I remember evaluating management products four or five years ago based on their completeness. They won points by having strengths in data gathering, data store, topology, analytics, visualization and automation, when appropriate. Evaluation in terms of completeness made sense at the time, and carried with it a kind of reassurance. It meant that a management package we might recommend would be good at all the core enabling capabilities that management products should be good at.

During the last two years, however, I’ve changed my approach. No single management software package is likely to be good at all of the above.
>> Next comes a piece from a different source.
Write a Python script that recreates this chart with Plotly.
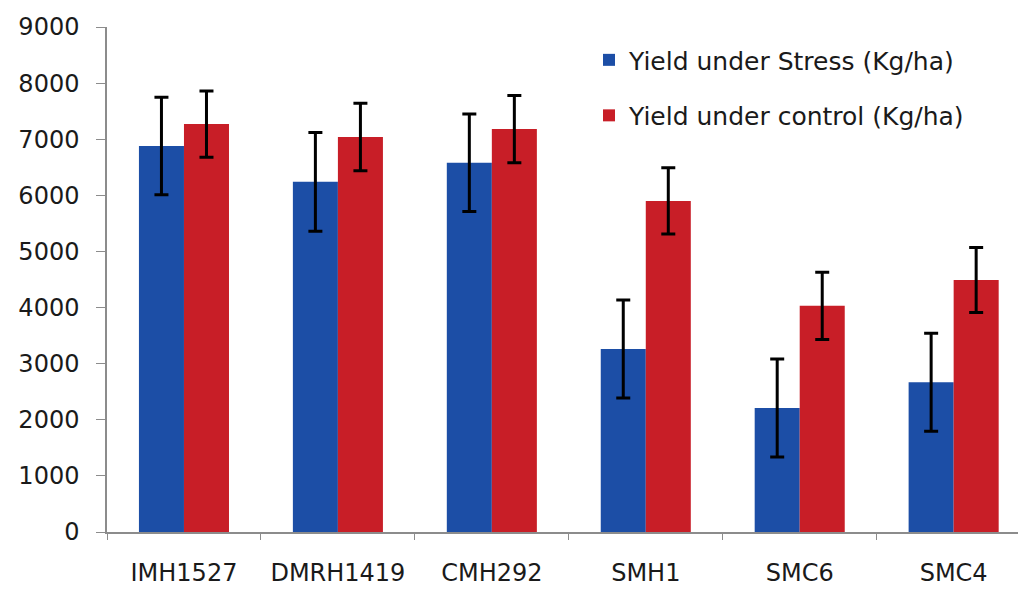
import plotly.graph_objects as go

categories = ["IMH1527", "DMRH1419", "CMH292", "SMH1", "SMC6", "SMC4"]
stress = [6880, 6240, 6580, 3260, 2210, 2670]
stress_err = [870, 880, 870, 873, 873, 873]
control = [7270, 7040, 7180, 5900, 4030, 4490]
control_err = [590, 600, 600, 590, 600, 580]
y_ticks = [0, 1000, 2000, 3000, 4000, 5000, 6000, 7000, 8000, 9000]

FONT = "DejaVu Sans"

fig = go.Figure()
fig.add_trace(go.Bar(
    x=categories, y=stress, name="Yield under Stress (Kg/ha)", legendgroup="a",
    marker=dict(color="#1c4ea6", line=dict(width=0)),
    error_y=dict(type="data", array=stress_err, color="#000000", thickness=3, width=7),
))
fig.add_trace(go.Bar(
    x=categories, y=control, name="Yield under control (Kg/ha)", legendgroup="b",
    marker=dict(color="#c81e27", line=dict(width=0)),
    error_y=dict(type="data", array=control_err, color="#000000", thickness=3, width=7),
))

fig.update_layout(
    width=1018, height=581,
    margin=dict(l=99, r=0, t=19, b=57),
    paper_bgcolor="#ffffff", plot_bgcolor="#ffffff",
    barmode="group", bargap=0.415, bargroupgap=0,
    font=dict(family=FONT, size=24, color="#1a1a1a"),
    showlegend=True,
    legend=dict(
        x=0.5245, y=0.98, xanchor="left", yanchor="top",
        font=dict(family=FONT, size=25, color="#1a1a1a"),
        bgcolor="rgba(0,0,0,0)", tracegroupgap=20, traceorder="grouped",
        itemwidth=30,
    ),
    xaxis=dict(
        range=[-0.5, 5.47],
        showline=True, linecolor="#8c8c8c", linewidth=1.5,
        ticks="outside", tickson="boundaries", ticklen=6, tickcolor="#8c8c8c",
        tickfont=dict(family=FONT, size=24, color="#1a1a1a"),
        ticklabelstandoff=18,
        showgrid=False,
    ),
    yaxis=dict(
        range=[0, 9000], tickvals=y_ticks,
        showline=True, linecolor="#8c8c8c", linewidth=1.5,
        ticks="outside", ticklen=9, tickcolor="#8c8c8c",
        tickfont=dict(family=FONT, size=24, color="#1a1a1a"),
        ticklabelstandoff=12,
        showgrid=False, zeroline=False,
    ),
)

fig.write_html("out.html")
Rather than looking for completeness, Enterprise Management Associates became much more interested in just where a given vendor was putting the bulk of its investments. Even frameworks and platforms – which are in reality made up of many management software components – tend to have certain strengths and weaknesses.

The vendor community is itself becoming more aware that, in this age of consolidation, no single software investment is an island. For each management product to boast its own superior completeness is becoming less glorious and less efficient. Plus, new technologies such as Web services hold the potential to support an environment of open and distributed services across different management components from different vendors.

Still, here are more details on the capabilities to look for. I have, with some trepidation, decided to mention some vendor examples for the purpose of clarity. To those vendors keeping score I have to stress that this list of examples is NOT COMPLETE, nor are individual vendor references intended to comprehensively reflect product functionality. EMA is considering the development of a 500-listing vendor directory – just to put the very few examples below in perspective.

* Data gathering. This is obviously the foundation for any type of effective management. Points can be given for breadth of data assimilated from SNMP and RMON2, for support for systems- and application-related information, and for synthetic and observed transactions for evaluating performance. Policy-based data gathering with some form of analytics relevant to critical management tasks also gets points. Low cost, ease of deployment and minimal burden on a network also get points. And the ability to integrate and support other systems is critical. One example of highly efficient, agent-based data gathering for OEM support that emerged into a more complete product is Network Harmoni, recently acquired by Micromuse.

* Data store. While access to different intelligent agents may seem easy and natural enough, vendors that excel in data stores are still fairly inconspicuous within enterprise management. Nevertheless, framework vendors are putting significant investments behind designing and managing data stores. Computer Associates’ Common Object Repository is a good case in point. NetScout’s Common Data Model is a good example of a strategy designed to support a broad range of performance-management analytics from multiple brands. However, recognition that a data store is a key foundation for designing a complete management strategy is more prevalent in OSS, so it’s not surprising that more OSS-related vendors, such as Quallaby, have leading-edge, open data stores.

* Topology and topological associations. These can range from network topologies, such as with Visionael, to configuration-related data, such as those from a whole host of vendors. Mapping relationships can help the management of application and system components. Topology can help support everything from problem resolution to inventory and asset management, provisioning, and service planning.

* Analytics. These are rightfully the single biggest area of investment today across the industry. Effective analytics are a critical foundation for automation. Analytics support everything from problem isolation (SMARTS, Aprisma, Magnum, Tavve, NetQoS, Panacya); to design and planning (Opnet, Compuware, Hyperformix); to service-level management, service accounting and modeling (XACCT, HP OpenView’s IUM, Opticom); to auditing and correlating actions taken in change and configuration management; to performance management.

* Visualization. This may seem like the lightweight in this list, and I suppose that, compared to analytics, that’s true. However, visualization can mean many things. Points are given for role awareness with a design supportive of real-world decision-making. Points are also given when operational insights can be automatically linked to business and service priorities. High scores are given for visualization capabilities that can integrate information from multiple sources with enhanced business and operational context (Managed Object Solutions, Edge Technologies).

* Automated actions. These can help with everything from cutting a trouble ticket effectively, as with BMC’s Remedy; to provisioning, such as with IBM’s Think Dynamics acquisition; to simply resetting a threshold; to software distribution based on policies and client needs; to quality of service, such as with Packeteer; to many other areas.

This isn’t to say that you should plan on one single dominant vendor for each of these categories. In some, such as analytics, this will likely never be the case – as the requirements are too broad. In others, such as topological development – the world is just not yet ready. But you should consider how the management products you buy today can be leveraged to support your other management investments over time.